For the AI and high-performance computing community, this framing is both obvious and underappreciated. While headlines routinely tout Nvidia's latest teraflops or memory bandwidth figures, the software layer that turns those transistors into usable machine learning pipelines remains the company's most strategic asset. CUDA (Compute Unified Device Architecture), launched in 2007, has grown from a simple parallel computing platform into an entire ecosystem spanning cuDNN, TensorRT, NCCL, Triton Inference Server, and dozens of domain-specific libraries. According to Nvidia's own estimates, over 5 million developers now use CUDA, and the platform powers more than 4,000 applications across research, industry, and cloud computing.

The Unspoken Lock-In

What makes CUDA so difficult to displace is not merely its technical breadth but its central position in the AI toolchain. Frameworks like PyTorch, TensorFlow, and JAX all ship with CUDA bindings as first-class citizens. When a researcher writes a training script for a transformer model, the default assumption is that it will run on Nvidia hardware via CUDA. Any switch to AMD's ROCm or Intel's oneAPI requires not only different drivers but often modifications to the code itself — sometimes subtle, sometimes significant.

GPU die

Han's WIRED piece quotes a veteran software engineer who notes that "even if an AMD GPU matches or slightly exceeds Nvidia's performance on paper, the extra months of engineering time required to port and optimize software often kill the project's viability." This is especially true in startup environments where time-to-market is critical. The cost of switching is not just financial; it is cognitive and institutional. Entire teams have built their workflows around CUDA debugging tools, profiling utilities, and community recipes. Retraining is a multi-year process that most organizations are unwilling to undertake without a massive performance incentive.

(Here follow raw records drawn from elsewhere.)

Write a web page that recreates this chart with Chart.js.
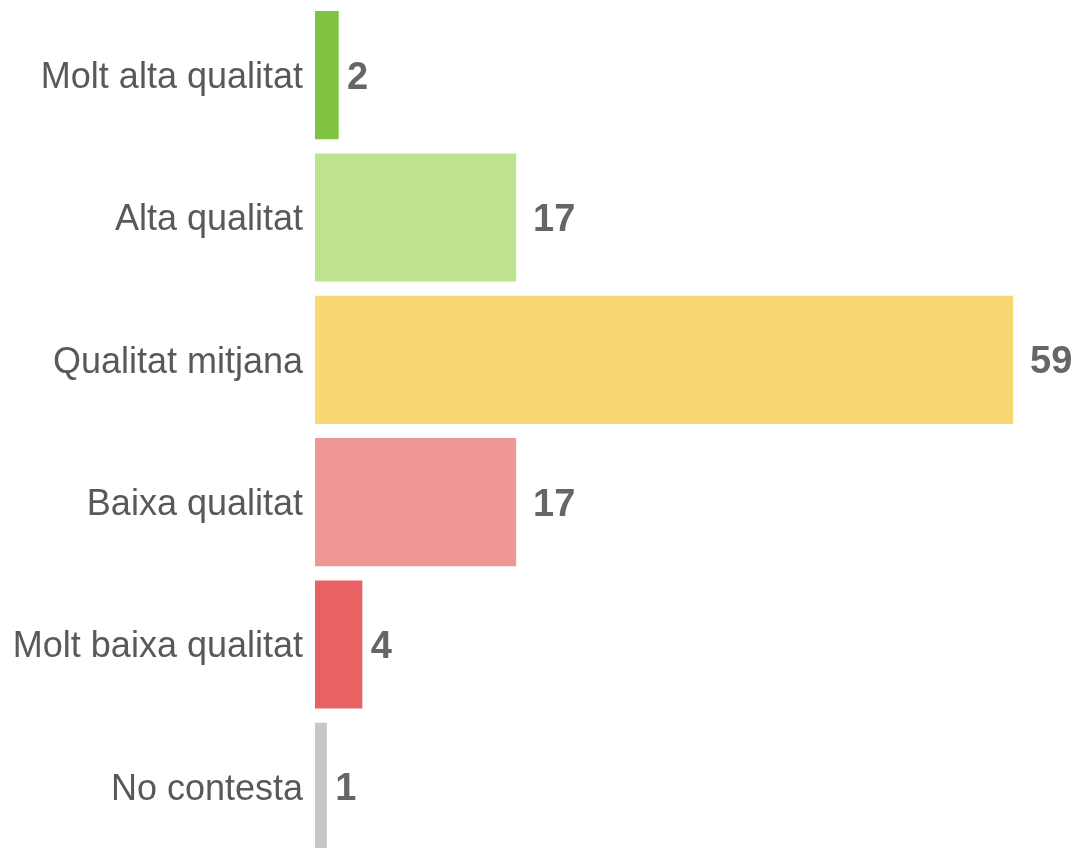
<!DOCTYPE html>
<html>
<head>
<meta charset="utf-8">
<script src="https://cdn.jsdelivr.net/npm/chart.js@4"></script>
<style>
  html, body { margin: 0; padding: 0; background: #ffffff; overflow: hidden; }
  #main-chart { display: block; }
</style>
</head>
<body>
<canvas id="main-chart"></canvas>
<script>
const chart_width = 1076;
const chart_height = 860;

const categories = [
    "Molt alta qualitat",
    "Alta qualitat",
    "Qualitat mitjana",
    "Baixa qualitat",
    "Molt baixa qualitat",
    "No contesta"
];
const values = [2, 17, 59, 17, 4, 1];
const bar_colors = ["#80c342", "#bde390", "#f8d873", "#ef9696", "#e86163", "#c6c6c6"];

const font_family = "'Liberation Sans', Arial, sans-serif";

// draws the number just after the end of each bar
const value_labels = {
    id: 'valueLabels',
    afterDatasetsDraw(chart) {
        const ctx = chart.ctx;
        const meta = chart.getDatasetMeta(0);
        ctx.save();
        ctx.font = "bold 38px " + font_family;
        ctx.fillStyle = "#666666";
        ctx.textBaseline = "middle";
        ctx.textAlign = "left";
        meta.data.forEach((bar, i) => {
            const txt = String(values[i]);
            const w = ctx.measureText(txt).width;
            ctx.fillText(txt, bar.x + 0.4 * w, bar.y + 3);
        });
        ctx.restore();
    }
};

let main_chart = document.getElementById("main-chart");
main_chart.width = chart_width;
main_chart.height = chart_height;
let chart_ctx = main_chart.getContext('2d');

const config = {
    type: 'bar',
    data: {
        labels: categories,
        datasets: [{
            data: values,
            backgroundColor: bar_colors,
            borderWidth: 0,
            barPercentage: 0.9,
            categoryPercentage: 1.0
        }]
    },
    options: {
        indexAxis: 'y',
        responsive: false,
        animation: false,
        layout: {
            padding: { top: 4, bottom: 2, left: 0, right: 51 }
        },
        plugins: {
            legend: { display: false },
            tooltip: { enabled: false }
        },
        scales: {
            x: {
                display: false,
                min: 0,
                max: 60
            },
            y: {
                afterFit: function(scale) {
                    scale.width = 315;
                    scale.paddingTop = 0;
                    scale.paddingBottom = 0;
                },
                grid: { display: false, drawTicks: false },
                border: { display: false },
                ticks: {
                    padding: 12,
                    labelOffset: 3,
                    color: "#595959",
                    font: { family: font_family, size: 36 }
                }
            }
        }
    },
    plugins: [value_labels]
};

new Chart(chart_ctx, config);
</script>
</body>
</html>
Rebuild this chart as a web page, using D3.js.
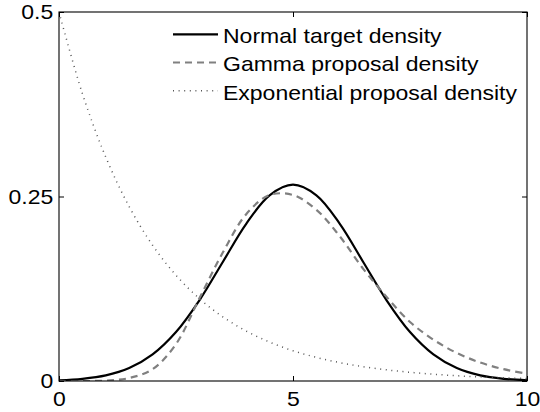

Hardware Competitors Are Chasing a Moving Target

Over the past five years, several well-funded efforts have tried to challenge Nvidia on both hardware and software fronts. AMD's ROCm (Radeon Open Compute) platform has made notable strides, achieving compatibility with major ML frameworks since its 2020 release. Intel's oneAPI offers a unified programming model across CPUs, GPUs, and FPGAs. Graphcore's IPU and Cerebras's wafer-scale engine offer fundamentally different architectures. Yet none have achieved more than single-digit market share in the data center AI segment. The WIRED analysis suggests this is because hardware performance alone is insufficient: a chip is only as valuable as the software that makes it usable.

Consider the example of AMD's MI300X accelerator, which in some benchmarks matches or exceeds Nvidia's H100 on raw floating-point throughput. Despite this parity, AMD's data center revenue in the AI segment remains a fraction of Nvidia's >$100 billion annual run rate. The reason, according to cloud providers and AI startups interviewed for the article, is that the software ecosystem for AMD is still maturing. Missing optimizations, smaller user communities, and delayed driver releases create friction that slows adoption.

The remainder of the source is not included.